• Job
Find the lines with the string "this" and return them.
_ _ _ _ _ _ _
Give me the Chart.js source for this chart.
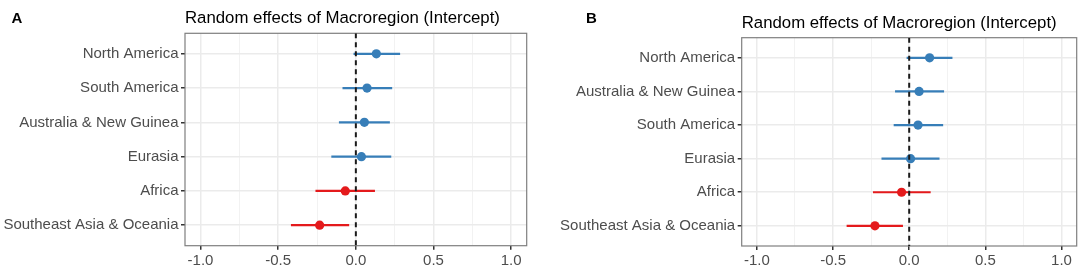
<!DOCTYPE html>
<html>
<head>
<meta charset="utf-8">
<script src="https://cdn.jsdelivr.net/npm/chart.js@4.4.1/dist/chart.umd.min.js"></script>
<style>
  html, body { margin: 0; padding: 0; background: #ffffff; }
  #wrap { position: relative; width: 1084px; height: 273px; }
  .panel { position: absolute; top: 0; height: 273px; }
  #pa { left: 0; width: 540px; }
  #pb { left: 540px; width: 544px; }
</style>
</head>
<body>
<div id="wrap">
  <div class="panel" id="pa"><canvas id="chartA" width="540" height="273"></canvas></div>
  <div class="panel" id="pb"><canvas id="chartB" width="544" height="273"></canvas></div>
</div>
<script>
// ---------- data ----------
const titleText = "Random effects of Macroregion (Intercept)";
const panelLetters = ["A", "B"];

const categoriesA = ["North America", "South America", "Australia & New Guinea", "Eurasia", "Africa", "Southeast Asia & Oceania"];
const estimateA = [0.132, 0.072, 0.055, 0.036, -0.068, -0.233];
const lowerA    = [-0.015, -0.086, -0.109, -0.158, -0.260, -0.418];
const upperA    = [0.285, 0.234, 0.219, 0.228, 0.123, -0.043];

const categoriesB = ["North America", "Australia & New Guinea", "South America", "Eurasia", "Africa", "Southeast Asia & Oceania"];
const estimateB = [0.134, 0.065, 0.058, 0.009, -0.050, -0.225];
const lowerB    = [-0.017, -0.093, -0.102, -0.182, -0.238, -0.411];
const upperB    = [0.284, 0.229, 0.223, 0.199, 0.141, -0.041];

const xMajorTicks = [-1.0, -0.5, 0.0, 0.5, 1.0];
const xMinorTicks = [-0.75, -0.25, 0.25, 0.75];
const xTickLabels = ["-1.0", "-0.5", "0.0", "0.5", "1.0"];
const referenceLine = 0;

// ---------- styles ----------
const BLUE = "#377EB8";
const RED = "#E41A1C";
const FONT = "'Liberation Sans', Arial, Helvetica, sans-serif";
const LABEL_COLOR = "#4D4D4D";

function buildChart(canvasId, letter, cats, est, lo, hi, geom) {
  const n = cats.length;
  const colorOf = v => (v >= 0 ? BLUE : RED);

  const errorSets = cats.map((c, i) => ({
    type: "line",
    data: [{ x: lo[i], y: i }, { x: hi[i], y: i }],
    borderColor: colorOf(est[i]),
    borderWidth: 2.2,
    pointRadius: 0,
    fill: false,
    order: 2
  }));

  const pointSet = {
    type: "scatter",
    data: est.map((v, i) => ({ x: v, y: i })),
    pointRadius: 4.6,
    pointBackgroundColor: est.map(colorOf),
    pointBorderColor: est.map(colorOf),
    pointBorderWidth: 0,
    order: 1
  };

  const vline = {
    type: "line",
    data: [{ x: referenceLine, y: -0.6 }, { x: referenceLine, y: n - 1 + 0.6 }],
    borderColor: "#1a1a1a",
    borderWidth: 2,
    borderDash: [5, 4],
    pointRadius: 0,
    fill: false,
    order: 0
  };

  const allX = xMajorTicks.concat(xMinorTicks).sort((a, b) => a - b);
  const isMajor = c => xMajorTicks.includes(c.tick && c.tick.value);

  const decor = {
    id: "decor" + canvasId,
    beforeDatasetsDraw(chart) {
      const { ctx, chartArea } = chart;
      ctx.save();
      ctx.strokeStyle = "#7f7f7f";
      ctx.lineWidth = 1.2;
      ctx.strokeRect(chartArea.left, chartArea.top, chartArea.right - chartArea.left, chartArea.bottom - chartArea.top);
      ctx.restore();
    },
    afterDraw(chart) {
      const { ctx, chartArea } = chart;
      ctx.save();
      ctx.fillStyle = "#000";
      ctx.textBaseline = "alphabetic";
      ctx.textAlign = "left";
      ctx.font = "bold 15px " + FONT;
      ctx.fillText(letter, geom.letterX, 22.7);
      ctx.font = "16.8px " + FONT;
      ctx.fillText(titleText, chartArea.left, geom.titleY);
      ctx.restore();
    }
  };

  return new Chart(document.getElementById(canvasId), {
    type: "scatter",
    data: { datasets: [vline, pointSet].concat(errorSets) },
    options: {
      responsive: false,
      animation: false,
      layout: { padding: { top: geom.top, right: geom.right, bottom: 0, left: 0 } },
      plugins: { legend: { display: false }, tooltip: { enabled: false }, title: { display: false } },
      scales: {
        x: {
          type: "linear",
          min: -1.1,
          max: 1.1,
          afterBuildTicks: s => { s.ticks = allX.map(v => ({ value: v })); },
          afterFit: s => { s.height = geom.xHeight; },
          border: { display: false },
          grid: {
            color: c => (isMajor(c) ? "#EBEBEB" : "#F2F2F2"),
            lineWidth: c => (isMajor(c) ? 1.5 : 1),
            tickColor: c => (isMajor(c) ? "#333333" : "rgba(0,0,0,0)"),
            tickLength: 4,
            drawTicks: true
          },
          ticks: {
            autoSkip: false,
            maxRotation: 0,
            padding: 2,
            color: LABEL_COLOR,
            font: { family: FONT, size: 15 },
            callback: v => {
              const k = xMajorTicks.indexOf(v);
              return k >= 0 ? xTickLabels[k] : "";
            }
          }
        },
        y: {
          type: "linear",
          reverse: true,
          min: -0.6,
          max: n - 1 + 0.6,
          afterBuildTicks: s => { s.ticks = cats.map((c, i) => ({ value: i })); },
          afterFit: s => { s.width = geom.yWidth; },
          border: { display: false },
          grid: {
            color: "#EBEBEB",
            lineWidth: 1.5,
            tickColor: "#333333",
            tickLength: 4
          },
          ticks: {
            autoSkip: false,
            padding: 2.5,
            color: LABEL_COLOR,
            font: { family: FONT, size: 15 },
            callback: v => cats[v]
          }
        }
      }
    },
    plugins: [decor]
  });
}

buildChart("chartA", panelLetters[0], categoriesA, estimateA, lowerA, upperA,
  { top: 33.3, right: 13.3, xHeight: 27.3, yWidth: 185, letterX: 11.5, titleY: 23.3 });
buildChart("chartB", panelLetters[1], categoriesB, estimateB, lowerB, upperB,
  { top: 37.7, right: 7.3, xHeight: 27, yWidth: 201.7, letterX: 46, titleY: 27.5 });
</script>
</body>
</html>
_ _ _ _ _ _ _
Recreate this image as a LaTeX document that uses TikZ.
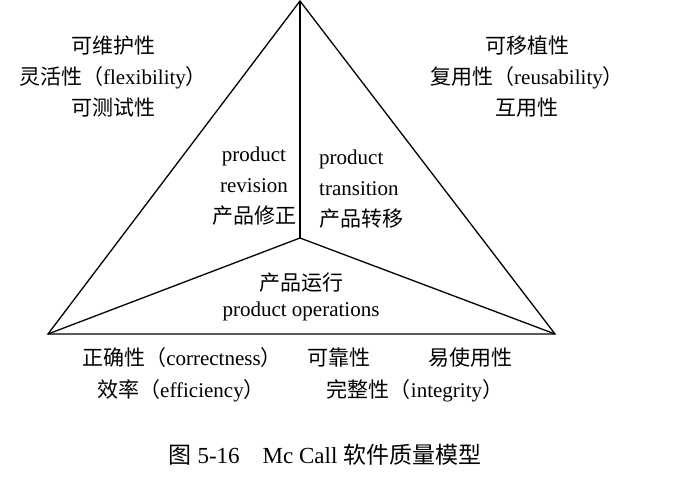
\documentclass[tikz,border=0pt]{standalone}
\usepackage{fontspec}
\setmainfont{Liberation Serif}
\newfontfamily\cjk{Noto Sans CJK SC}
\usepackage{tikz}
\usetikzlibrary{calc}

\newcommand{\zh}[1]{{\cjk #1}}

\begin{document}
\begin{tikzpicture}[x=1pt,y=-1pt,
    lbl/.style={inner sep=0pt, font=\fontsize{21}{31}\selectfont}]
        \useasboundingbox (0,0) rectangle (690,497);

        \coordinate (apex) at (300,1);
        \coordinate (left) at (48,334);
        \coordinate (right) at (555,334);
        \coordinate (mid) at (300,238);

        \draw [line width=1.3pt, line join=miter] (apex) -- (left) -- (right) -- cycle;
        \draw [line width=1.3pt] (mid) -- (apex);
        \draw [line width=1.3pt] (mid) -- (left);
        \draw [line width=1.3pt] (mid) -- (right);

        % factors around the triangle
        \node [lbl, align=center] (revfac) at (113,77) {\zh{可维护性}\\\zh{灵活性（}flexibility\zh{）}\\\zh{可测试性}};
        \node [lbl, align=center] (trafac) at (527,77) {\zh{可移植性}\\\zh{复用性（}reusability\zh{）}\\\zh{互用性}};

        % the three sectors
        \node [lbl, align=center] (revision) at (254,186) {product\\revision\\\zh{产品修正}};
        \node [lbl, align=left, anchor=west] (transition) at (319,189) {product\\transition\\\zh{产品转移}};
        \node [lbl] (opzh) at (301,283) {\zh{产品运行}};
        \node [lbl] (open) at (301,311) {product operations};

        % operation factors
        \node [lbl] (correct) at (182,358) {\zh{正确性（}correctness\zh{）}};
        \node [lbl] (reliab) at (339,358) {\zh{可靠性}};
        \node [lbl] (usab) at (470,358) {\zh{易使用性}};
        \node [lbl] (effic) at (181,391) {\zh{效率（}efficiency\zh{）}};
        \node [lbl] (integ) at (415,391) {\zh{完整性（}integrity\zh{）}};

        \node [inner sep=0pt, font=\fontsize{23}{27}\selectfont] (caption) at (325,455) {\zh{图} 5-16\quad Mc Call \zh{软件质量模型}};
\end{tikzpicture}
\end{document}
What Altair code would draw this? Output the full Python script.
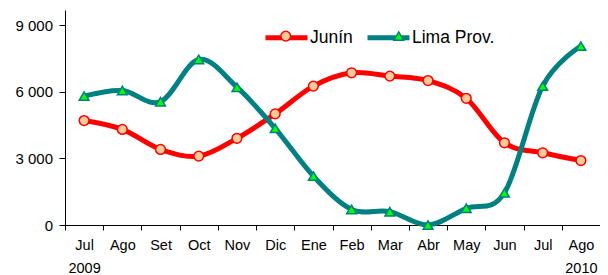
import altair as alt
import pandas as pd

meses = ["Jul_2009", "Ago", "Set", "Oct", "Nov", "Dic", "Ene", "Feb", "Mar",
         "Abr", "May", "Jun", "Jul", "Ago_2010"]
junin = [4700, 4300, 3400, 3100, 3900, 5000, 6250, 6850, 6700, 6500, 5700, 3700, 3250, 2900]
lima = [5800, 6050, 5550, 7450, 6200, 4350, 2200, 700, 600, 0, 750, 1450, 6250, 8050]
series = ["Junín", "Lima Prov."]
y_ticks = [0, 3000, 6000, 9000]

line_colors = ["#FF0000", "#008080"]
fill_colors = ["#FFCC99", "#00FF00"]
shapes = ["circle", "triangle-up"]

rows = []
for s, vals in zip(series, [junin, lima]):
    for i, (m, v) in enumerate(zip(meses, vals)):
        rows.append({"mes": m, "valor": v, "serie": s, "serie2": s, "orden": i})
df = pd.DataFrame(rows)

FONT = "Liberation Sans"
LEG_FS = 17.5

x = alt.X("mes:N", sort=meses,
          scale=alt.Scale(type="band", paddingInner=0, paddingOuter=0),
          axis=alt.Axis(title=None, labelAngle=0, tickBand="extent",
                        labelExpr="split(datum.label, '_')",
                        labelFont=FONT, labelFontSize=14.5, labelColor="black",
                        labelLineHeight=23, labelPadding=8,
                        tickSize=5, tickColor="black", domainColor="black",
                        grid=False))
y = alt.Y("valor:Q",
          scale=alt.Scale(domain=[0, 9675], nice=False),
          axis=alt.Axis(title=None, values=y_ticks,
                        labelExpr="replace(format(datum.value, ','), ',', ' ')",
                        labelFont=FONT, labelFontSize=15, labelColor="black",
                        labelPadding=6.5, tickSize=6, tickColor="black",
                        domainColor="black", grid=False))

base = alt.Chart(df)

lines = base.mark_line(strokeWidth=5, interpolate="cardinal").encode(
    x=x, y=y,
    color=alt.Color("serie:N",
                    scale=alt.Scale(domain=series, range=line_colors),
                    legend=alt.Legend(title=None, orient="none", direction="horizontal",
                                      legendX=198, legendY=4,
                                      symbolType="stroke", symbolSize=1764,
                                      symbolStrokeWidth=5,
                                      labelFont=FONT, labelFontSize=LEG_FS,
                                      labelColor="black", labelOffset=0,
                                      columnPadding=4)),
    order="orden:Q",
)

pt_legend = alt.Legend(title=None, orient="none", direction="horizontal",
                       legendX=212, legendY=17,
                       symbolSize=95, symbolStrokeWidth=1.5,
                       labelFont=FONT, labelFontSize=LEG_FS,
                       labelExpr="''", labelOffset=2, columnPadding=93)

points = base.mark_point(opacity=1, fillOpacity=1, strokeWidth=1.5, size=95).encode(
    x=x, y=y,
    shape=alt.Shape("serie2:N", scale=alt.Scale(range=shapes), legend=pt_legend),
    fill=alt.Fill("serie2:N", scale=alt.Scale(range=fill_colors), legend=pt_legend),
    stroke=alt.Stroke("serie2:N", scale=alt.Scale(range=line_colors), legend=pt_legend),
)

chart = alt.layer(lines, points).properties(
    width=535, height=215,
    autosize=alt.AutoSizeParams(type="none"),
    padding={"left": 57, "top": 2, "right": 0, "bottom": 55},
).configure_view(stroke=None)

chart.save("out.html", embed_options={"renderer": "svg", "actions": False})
_ _ _ _ _ _ _
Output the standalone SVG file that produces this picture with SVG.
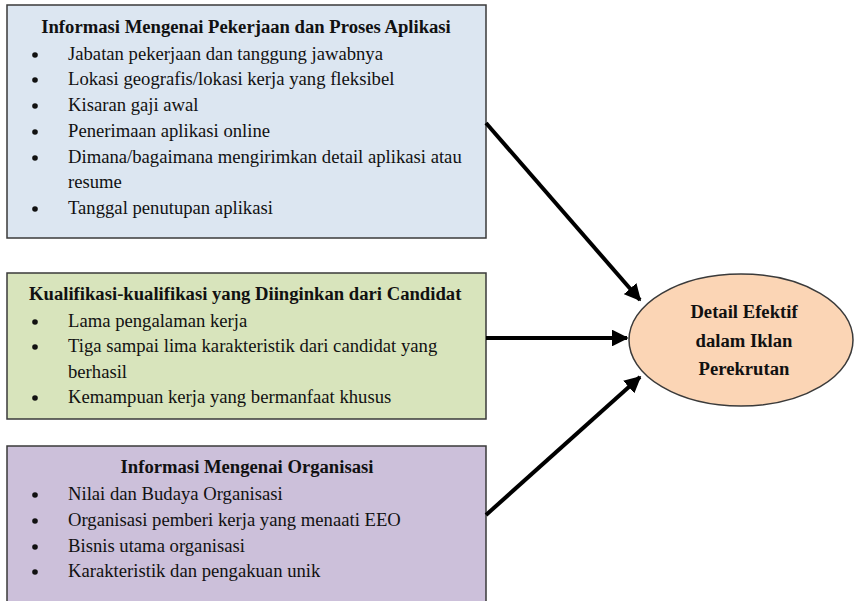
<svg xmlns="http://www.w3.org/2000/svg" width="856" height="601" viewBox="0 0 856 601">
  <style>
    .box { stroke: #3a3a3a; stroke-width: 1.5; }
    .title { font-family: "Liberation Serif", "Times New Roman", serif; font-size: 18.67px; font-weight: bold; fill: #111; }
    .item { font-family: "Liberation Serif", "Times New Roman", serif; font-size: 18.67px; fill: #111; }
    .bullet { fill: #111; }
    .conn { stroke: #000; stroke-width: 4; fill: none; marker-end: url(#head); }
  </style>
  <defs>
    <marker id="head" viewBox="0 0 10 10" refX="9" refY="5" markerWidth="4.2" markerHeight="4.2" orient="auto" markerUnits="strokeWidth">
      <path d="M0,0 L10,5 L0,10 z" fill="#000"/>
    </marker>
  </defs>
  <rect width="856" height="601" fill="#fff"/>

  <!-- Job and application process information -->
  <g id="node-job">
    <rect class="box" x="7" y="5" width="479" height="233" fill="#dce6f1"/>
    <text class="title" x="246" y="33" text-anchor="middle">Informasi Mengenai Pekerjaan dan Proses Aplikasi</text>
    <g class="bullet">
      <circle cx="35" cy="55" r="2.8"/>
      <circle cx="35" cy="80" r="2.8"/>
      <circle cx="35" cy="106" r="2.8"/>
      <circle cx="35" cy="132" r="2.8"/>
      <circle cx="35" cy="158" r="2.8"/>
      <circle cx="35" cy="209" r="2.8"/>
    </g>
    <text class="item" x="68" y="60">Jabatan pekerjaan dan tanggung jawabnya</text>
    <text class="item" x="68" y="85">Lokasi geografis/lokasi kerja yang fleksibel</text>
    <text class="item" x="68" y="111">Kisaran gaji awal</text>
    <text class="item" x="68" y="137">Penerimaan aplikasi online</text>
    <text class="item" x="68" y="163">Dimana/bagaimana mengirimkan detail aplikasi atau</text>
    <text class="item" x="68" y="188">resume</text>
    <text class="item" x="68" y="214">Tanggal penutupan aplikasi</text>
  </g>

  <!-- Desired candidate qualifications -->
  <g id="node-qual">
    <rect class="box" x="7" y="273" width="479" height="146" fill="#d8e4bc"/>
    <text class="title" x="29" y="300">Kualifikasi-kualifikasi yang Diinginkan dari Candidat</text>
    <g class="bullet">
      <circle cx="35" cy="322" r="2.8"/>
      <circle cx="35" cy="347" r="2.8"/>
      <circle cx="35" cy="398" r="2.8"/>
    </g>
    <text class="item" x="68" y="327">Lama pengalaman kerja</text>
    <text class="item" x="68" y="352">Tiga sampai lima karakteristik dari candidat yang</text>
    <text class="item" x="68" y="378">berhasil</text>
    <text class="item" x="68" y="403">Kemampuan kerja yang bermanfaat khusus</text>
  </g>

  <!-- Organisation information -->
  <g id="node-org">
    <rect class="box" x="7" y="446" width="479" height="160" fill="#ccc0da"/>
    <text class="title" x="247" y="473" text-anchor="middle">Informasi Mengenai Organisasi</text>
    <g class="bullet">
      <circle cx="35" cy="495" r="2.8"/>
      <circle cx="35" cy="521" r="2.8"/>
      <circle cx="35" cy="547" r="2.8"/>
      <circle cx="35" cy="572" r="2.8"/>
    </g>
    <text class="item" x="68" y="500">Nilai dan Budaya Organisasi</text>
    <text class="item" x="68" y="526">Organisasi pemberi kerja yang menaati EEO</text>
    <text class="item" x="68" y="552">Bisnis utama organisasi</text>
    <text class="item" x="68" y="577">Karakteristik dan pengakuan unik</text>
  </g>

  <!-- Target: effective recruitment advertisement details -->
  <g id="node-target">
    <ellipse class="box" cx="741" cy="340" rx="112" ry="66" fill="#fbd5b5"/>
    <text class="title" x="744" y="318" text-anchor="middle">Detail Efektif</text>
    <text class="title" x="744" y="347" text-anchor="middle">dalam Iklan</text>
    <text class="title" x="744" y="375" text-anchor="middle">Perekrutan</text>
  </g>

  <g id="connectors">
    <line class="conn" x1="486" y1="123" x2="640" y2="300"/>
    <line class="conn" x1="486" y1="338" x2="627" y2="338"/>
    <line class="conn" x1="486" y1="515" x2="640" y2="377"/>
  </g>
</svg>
_ _ _ _ _ _ _
• Exercise answer
Give me the Chart.js source for this chart.
Recreate this image as a LaTeX document that uses TikZ.
What Altair code would draw this? Output the full Python script.
Output the standalone SVG file that produces this picture with SVG.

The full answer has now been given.